Thursday, February 10, 2022

Alcohol and Marijuana Use: Are They on Ethical Par?

I’ve seen a growing resort to a tu quoque type argument by the proponents of recreational marijuana use.  Something close to the following is usually how the argument goes:  If drinking alcohol for recreational purposes is permissible, so too should the use of recreational marijuana be permissible.

Those that reject the tu quoque typically reply with two sorts of responses:  (a) Alcohol does not provide an immediate high and can be used in moderation without producing a high at all; while marijuana cannot do this, and (b) marijuana has worse health effects than alcohol.  Both of these responses need to be adequately supported and both are fine ways to argue if they are so supported.

But I want to explore a different method of defeating the tu quoque, a method that I take to be more persuasive.  

Alcohol is or can be put to use in a good drink.  It’s an essential ingredient to achieving both a kick to the drink as well as a desirable warmth to it.  It’s nourishing and can be relished for its aesthetic qualities.  It often possesses a vast sophistication in its production.  As G.K. Chesterton remarked, “It is quite a mistake to suppose that, when a man desires an alcoholic drink, he necessarily desires alcohol.” This fact about alcohol is attenuated by the following example: There’s nothing odd about a friend asking whether we would want juice, a soft drink, or wine.  Alcohol can be consumed primarily as just a good drink with its potential intoxicating effects being unnecessary to its consumption, both in terms of the intent of the consumer as well as in terms of the actual usage not necessarily producing intoxication.

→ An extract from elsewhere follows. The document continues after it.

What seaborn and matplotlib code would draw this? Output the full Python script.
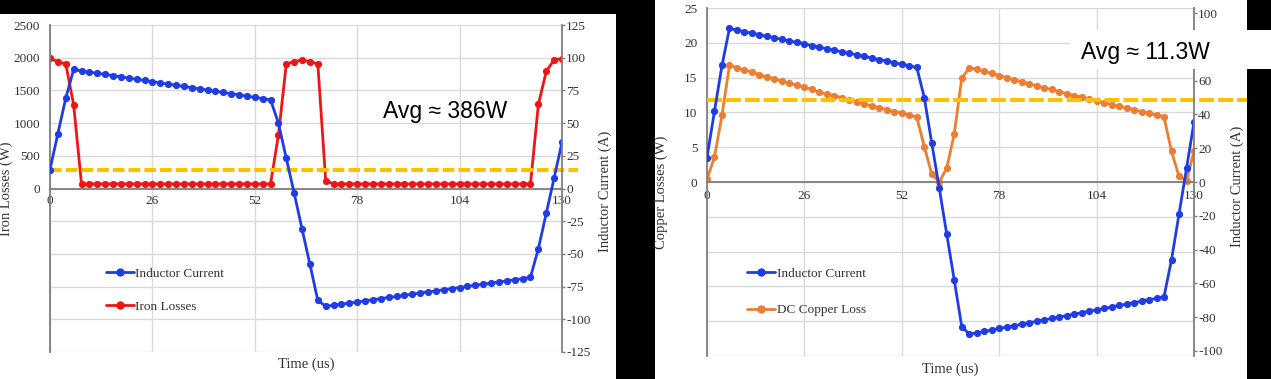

But wait.  The marijuana proponent can retort:  There’s an established connoisseurship regarding the production of cannabis.  People mix it with brownies, cultivate certain strains, comment on its taste, and so on. Does this not show the fruitlessness of the prior paragraph’s line of reasoning? To show that the answer to this question is a negative, consider the following thought-experiment:
Imagine a device called the “Hedonator.”  Pushing the button on this device sends signals to the brain that produce an emotional high.  That’s the purpose of the device.  Now imagine that the producers of this device begin to manufacture it in aesthetically pleasing wood boxes, they package it with detail and beauty and they give it a pleasant aroma. Now imagine that the Hedonator fails to produce the high upon a press of the button.  The user of this device would feel disappointed, as if it were not working. For it’s the purpose of the Hedonator to produce the high.  The secondary aesthetical details are just incidental to the device.
Marijuana use, I think, is clearly an analogue of the Hedonator.  

By contrast, the use of alcohol does not parallel the Hedonator.  It hydrates and it tastes good, and when these are achieved, the consumer is not disappointed (if he is using alcohol licitly).  The consumer can affirm the goodness of the alcohol upon immediate consumption without waiting for an intoxicating effect.  It’d be a bit jarring for the consumer of alcohol to complain that they ‘didn’t feel anything yet’ upon drinking, while we'd find it perfectly natural for a marijuana user to make this comment upon ingesting impotent weed.  This fact reveals the intent in a typical type of use of alcohol versus the intent to ingest marijuana.  

So the reason people use marijuana is in pursuit of an illicit high, while the typical reason people consume alcohol is in pursuit of an appreciation of alcohol’s tastes and aesthetic qualities.  Of course, if a person uses alcohol in a manner similar to the Hedonator, in pursuit of drunkenness, then they are using it illicitly.  

Most of this is just a straight adaptation from Miravalle’s excellent book “How to Feel Good and How Not To."